Kol Youm’s Amr Adib rejected the father’s notion that his son was just a normal guy, noting: “El Hamahmy’s tweets show us that he was motivated by terrorist ideology.” Adib reviewed reactions from the international press to the attack, particularly Donald Trump’s tweet, which used the incident to justify his Muslim ban. Adib noted other press reports ridiculing Trump’s tweet, as Egypt and the UAE have not (yet been) included in the ban (watch, runtime: 9:07).
Closer to home, contractor Mokhtar Ibrahim was blamed entirely for the three-day water outage in Giza. A spokesman for the Holding Company for Water and Wastewater interviewed on Lamees El Hadidi’s Hona Al Assema said “engineering mistakes” were made by Mokhtar Ibrahim prolonged the outage from a planned 24 hours to around three days (watch, runtime: 5:23).
Host Lamees Al Hadidi put on her venture capitalist hat last night to speak about the Hona Al Shabab start-up competition launched by CBC in cooperation with EG Bank. Applicants will pitch their projects to leading entrepreneurs on Hona Al Assema. The top three projects will receive seed funding and loans of around EGP 1 mn each. Contest partners Endeavour Egypt, 138 Pyramids and RiseUp will offer winners training and mentorship (watch, runtime: 5:17).
In her weekly 4+1 debate segment, Lamees and her guests discussed increases in the price of subsidized commodities and the most important question in all of recorded history: Is Egypt is a poor country? (Watch; runtime: 36:02)
With no Zamalek or Egypt match last night, Amr Adib copied his better half’s homework and centered his episode on SMEs, interviewing the head of the National Bank of Egypt’s SME department (Hazem Hegazy) and head of the Small and Medium Enterprises Union (Alaa El Saqty).

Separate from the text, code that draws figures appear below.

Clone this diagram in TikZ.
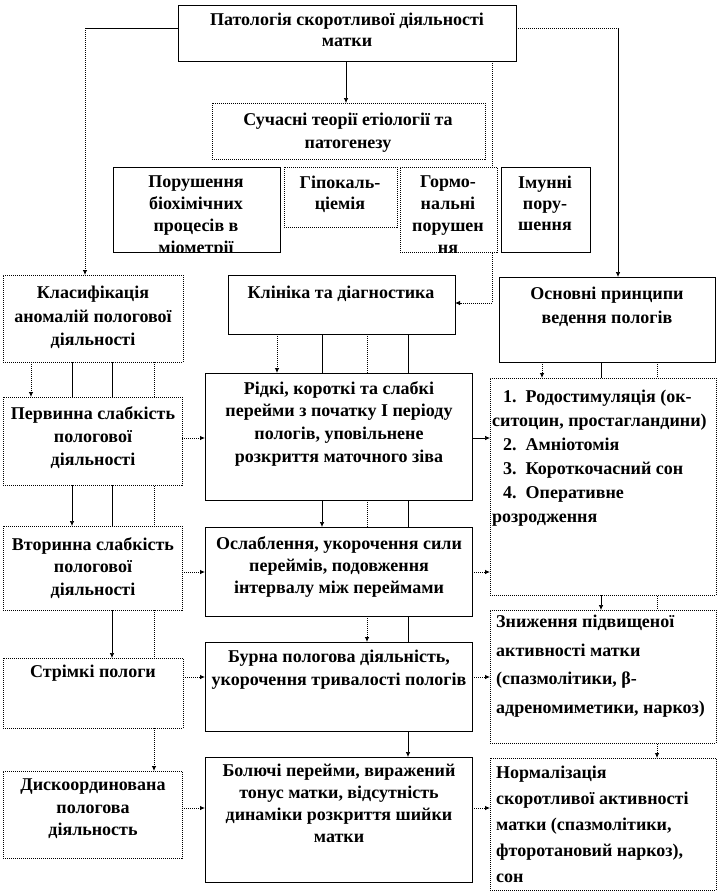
\documentclass[tikz,border=0pt]{standalone}
\usepackage{fontspec}
\setmainfont{Liberation Serif}
\usetikzlibrary{arrows.meta,calc}
\pgfdeclarelayer{back}
\pgfdeclarelayer{bg}
\pgfsetlayers{back,bg,main}
\tikzset{
  x=1pt, y=-1pt,
  bx/.style={draw, line width=0.7pt, fill=white, inner sep=0pt, outer sep=0pt, anchor=north west},
  dbx/.style={bx, line width=0.8pt, dash pattern=on 1pt off 1pt},
  tx/.style={anchor=north, align=center, inner sep=0pt, font=\fontsize{18}{22}\selectfont\bfseries},
  ltx/.style={anchor=north west, align=left, inner sep=0pt, font=\fontsize{18}{24}\selectfont\bfseries},
  sl/.style={line width=0.7pt},
  dl/.style={line width=0.8pt, dash pattern=on 1pt off 1pt},
  arr/.style={-{Latex[length=5pt,width=4.5pt]}},
}
\newcommand\mkbox[6]{%
  \pgfmathsetmacro\bw{#5-#3}\pgfmathsetmacro\bh{#6-#4}%
  \node[#2, minimum width=\bw pt, minimum height=\bh pt] (#1) at (#3,#4) {};}
\begin{document}
\begin{tikzpicture}
\useasboundingbox (0,0) rectangle (717,894);
\begin{pgfonlayer}{back}
\fill[white] (0,0) rectangle (717,894);
\end{pgfonlayer}
% boxes
\mkbox{T}{bx}{178}{5}{516}{61}
\mkbox{S}{dbx}{212}{103}{485}{159}
\mkbox{B1}{bx}{113}{167}{280}{252}
\mkbox{B2}{dbx}{284}{167}{397}{227}
\mkbox{B3}{dbx}{400}{167}{497}{252}
\mkbox{B4}{bx}{501}{167}{590}{252}
\mkbox{K}{dbx}{3}{275}{183}{362}
\mkbox{C}{bx}{228}{275}{455}{334}
\mkbox{O}{bx}{499}{277}{715}{362}
\mkbox{P1}{dbx}{3}{397}{182}{485}
\mkbox{R}{bx}{205}{373}{472}{500}
\mkbox{L}{dbx}{490}{378}{716}{595}
\mkbox{P2}{dbx}{3}{526}{182}{610}
\mkbox{W}{bx}{205}{527}{472}{616}
\mkbox{Z}{dbx}{490}{610}{716}{743}
\mkbox{P3}{dbx}{3}{658}{183}{728}
\mkbox{U}{bx}{205}{642}{472}{731}
\mkbox{P4}{dbx}{3}{771}{182}{858}
\mkbox{D}{bx}{205}{757}{472}{882}
\mkbox{N}{dbx}{490}{758}{716}{890}
% texts
\node[tx, font=\fontsize{18}{21}\selectfont\bfseries] (Tt) at (347,13) {Патологія скоротливої діяльності\\матки};
\node[tx, font=\fontsize{18}{23}\selectfont\bfseries] (St) at (348,113) {Сучасні теорії етіології та\\патогенезу};
\begin{scope}
\clip (B1.north west) rectangle (B1.south east);
\node[tx, font=\fontsize{18}{22}\selectfont\bfseries] (B1t) at (196,176) {Порушення\\біохімічних\\процесів в\\міометрії};
\end{scope}
\node[tx, font=\fontsize{18}{21}\selectfont\bfseries] (B2t) at (340,176) {Гіпокаль-\\ціемія};
\begin{scope}
\clip (B3.north west) rectangle (B3.south east);
\node[tx, font=\fontsize{18}{22}\selectfont\bfseries] (B3t) at (448,176) {Гормо-\\нальні\\порушен\\ня};
\end{scope}
\node[tx, font=\fontsize{18}{21}\selectfont\bfseries] (B4t) at (545,176) {Імунні\\пору-\\шення};
\node[tx, font=\fontsize{18}{23.5}\selectfont\bfseries] (Kt) at (93,286) {Класифікація\\аномалій пологової\\діяльності};
\node[tx] (Ct) at (341,286) {Клініка та діагностика};
\node[tx, font=\fontsize{18}{24}\selectfont\bfseries] (Ot) at (607,287) {Основні принципи\\ведення пологів};
\node[tx, font=\fontsize{18}{23}\selectfont\bfseries] (P1t) at (93,406) {Первинна слабкість\\пологової\\діяльності};
\node[tx, font=\fontsize{18}{22.7}\selectfont\bfseries] (Rt) at (339,381) {Рідкі, короткі та слабкі\\перейми з початку І періоду\\пологів, уповільнене\\розкриття маточного зіва};
\node[ltx] (Lt) at (492,390) {\hspace*{11pt}1.\ \ Родостимуляція (ок-\\ситоцин, простагландини)\\\hspace*{11pt}2.\ \ Амніотомія\\\hspace*{11pt}3.\ \ Короткочасний сон\\\hspace*{11pt}4.\ \ Оперативне\\розродження};
\node[tx, font=\fontsize{18}{22.5}\selectfont\bfseries] (P2t) at (93,537) {Вторинна слабкість\\пологової\\діяльності};
\node[tx] (Wt) at (339,536) {Ослаблення, укорочення сили\\переймів, подовження\\інтервалу між переймами};
\node[ltx, font=\fontsize{18}{28.5}\selectfont\bfseries] (Zt) at (496,615) {Зниження підвищеної\\активності матки\\(спазмолітики, β-\\адреномиметики, наркоз)};
\node[tx] (P3t) at (93,665) {Стрімкі пологи};
\node[tx, font=\fontsize{18}{23}\selectfont\bfseries] (Ut) at (339,650) {Бурна пологова діяльність,\\укорочення тривалості пологів};
\node[tx, font=\fontsize{18}{22.5}\selectfont\bfseries] (P4t) at (93,779) {Дискоординована\\пологова\\діяльность};
\node[tx] (Dt) at (339,764) {Болючі перейми, виражений\\тонус матки, відсутність\\динаміки розкриття шийки\\матки};
\node[ltx, font=\fontsize{18}{26}\selectfont\bfseries] (Nt) at (496,766) {Нормалізація\\скоротливої активності\\матки (спазмолітики,\\фторотановий наркоз),\\сон};
% connectors
\begin{pgfonlayer}{bg}
\coordinate (cTL) at (85,28);
\coordinate (cTR) at (618,28);
\coordinate (xTS) at (346,0);
\coordinate (cTK) at (492,303);
\draw[sl] (T.west |- cTL) -- (cTL);
\draw[dl,arr] (cTL) -- (K.north -| cTL);
\draw[dl] (T.east |- cTR) -- (cTR);
\draw[sl,arr] (cTR) -- (O.north -| cTR);
\draw[sl,arr] (T.south -| xTS) -- (S.north -| xTS);
\draw[dl] (T.south -| cTK) -- (cTK);
\draw[dl,arr] (cTK) -- (C.east |- cTK);
% left column
\coordinate (k1) at (31,0);
\coordinate (k2) at (72,0);
\coordinate (k3) at (112,0);
\coordinate (k4) at (154,0);
\draw[dl,arr] (K.south -| k1) -- (P1.north -| k1);
\draw[sl,arr] (K.south -| k2) -- (P2.north -| k2);
\draw[sl,arr] (K.south -| k3) -- (P3.north -| k3);
\draw[dl,arr] (K.south -| k4) -- (P4.north -| k4);
% middle column
\coordinate (c1) at (277,0);
\coordinate (c2) at (322,0);
\coordinate (c3) at (367,0);
\coordinate (c4) at (408,0);
\draw[dl,arr] (C.south -| c1) -- (R.north -| c1);
\draw[sl,arr] (C.south -| c2) -- (W.north -| c2);
\draw[dl,arr] (C.south -| c3) -- (U.north -| c3);
\draw[sl,arr] (C.south -| c4) -- (D.north -| c4);
% right column
\coordinate (o1) at (542,0);
\coordinate (o2) at (601,0);
\coordinate (o3) at (657,0);
\draw[dl,arr] (O.south -| o1) -- (L.north -| o1);
\draw[sl,arr] (O.south -| o2) -- (Z.north -| o2);
\draw[dl,arr] (O.south -| o3) -- (N.north -| o3);
% horizontals
\coordinate (h1) at (0,438);
\coordinate (h2) at (0,572);
\coordinate (h3) at (0,677);
\coordinate (h4) at (0,808);
\draw[dl,arr] (P1.east |- h1) -- (R.west |- h1);
\draw[sl,arr] (R.east |- h1) -- (L.west |- h1);
\draw[dl,arr] (P2.east |- h2) -- (W.west |- h2);
\draw[dl,arr] (W.east |- h2) -- (L.west |- h2);
\draw[dl,arr] (P3.east |- h3) -- (U.west |- h3);
\draw[dl,arr] (U.east |- h3) -- (Z.west |- h3);
\draw[dl,arr] (P4.east |- h4) -- (D.west |- h4);
\draw[dl,arr] (D.east |- h4) -- (N.west |- h4);
\end{pgfonlayer}
\end{tikzpicture}
\end{document}
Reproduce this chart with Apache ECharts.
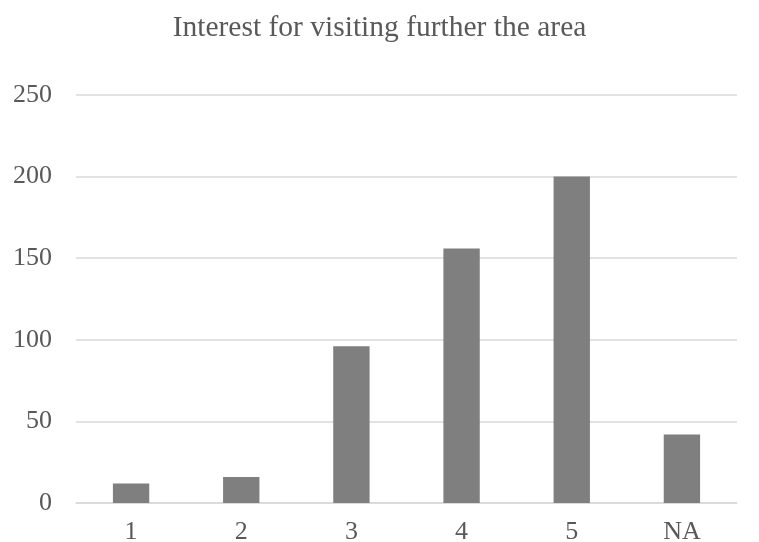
<!DOCTYPE html>
<html lang="en">
<head>
    <meta charset="utf-8">
    <title>Interest for visiting further the area</title>
    <script src="https://cdn.jsdelivr.net/npm/echarts@6/dist/echarts.min.js"></script>
    <style>
        html, body {
            margin: 0;
            padding: 0;
            background: #fff;
        }
        #chart {
            width: 759px;
            height: 542px;
        }
    </style>
</head>
<body>
<div id="chart"></div>
<script>
    // data
    var categories = ['1', '2', '3', '4', '5', 'NA'];
    var counts = [12, 16, 96, 156, 200, 42];
    var yTicks = [0, 50, 100, 150, 200, 250];

    var font = '"Liberation Serif", "Times New Roman", serif';
    var textColor = '#595959';

    var myChart = echarts.init(document.getElementById('chart'));

    var option = {
        animation: false,
        title: {
            text: 'Interest for visiting further the area',
            left: 'center',
            top: 8,
            textStyle: {
                fontFamily: font,
                fontSize: 29.5,
                fontWeight: 'normal',
                color: textColor
            }
        },
        grid: {
            left: 76,
            right: 22,
            top: 95,
            bottom: 39,
            // labels hang off the bottom edge in the reference, keep the grid fixed
            outerBoundsMode: 'none'
        },
        xAxis: {
            type: 'category',
            data: categories,
            axisLine: { lineStyle: { color: '#d9d9d9', width: 1.5 } },
            axisTick: { show: false },
            axisLabel: {
                fontFamily: font,
                fontSize: 26,
                color: textColor,
                margin: 16
            }
        },
        yAxis: {
            type: 'value',
            min: yTicks[0],
            max: yTicks[yTicks.length - 1],
            interval: yTicks[1] - yTicks[0],
            axisLine: { show: false },
            axisTick: { show: false },
            splitLine: { lineStyle: { color: '#d9d9d9', width: 1.5 } },
            axisLabel: {
                fontFamily: font,
                fontSize: 26,
                color: textColor,
                margin: 24
            }
        },
        series: [
            {
                type: 'bar',
                data: counts,
                barWidth: '33%',
                itemStyle: { color: '#7f7f7f' }
            }
        ]
    };

    myChart.setOption(option);
</script>
</body>
</html>
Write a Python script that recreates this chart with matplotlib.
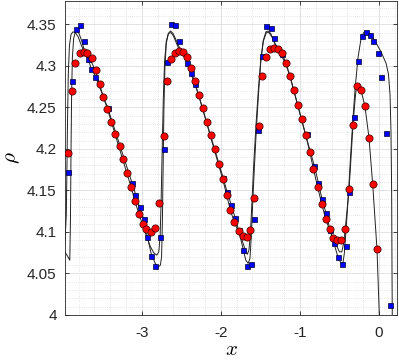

Hegazy announced that NBE’s SME loan portfolio has grown to EGP 200 bn thanks to the Central Bank’s small business initiative (watch, runtime: 6:41), while El Saqty discussed his organization’s program to get college degree holders and non-college-educated workers to collaborate on producing goods that Egypt imports (watch, runtime: 6:29).
Al Hayah Al Youm’s Lobna Assal interviewed the head of CAMPAS’ 2017 census unit Abdel Hameed Sharaf, who denied reports that this year’s census was designed to help cut welfare cheats from the subsidies system (not a bad idea) and obtain tax records, adding that the census data was strictly confidential (watch, runtime: 4:15).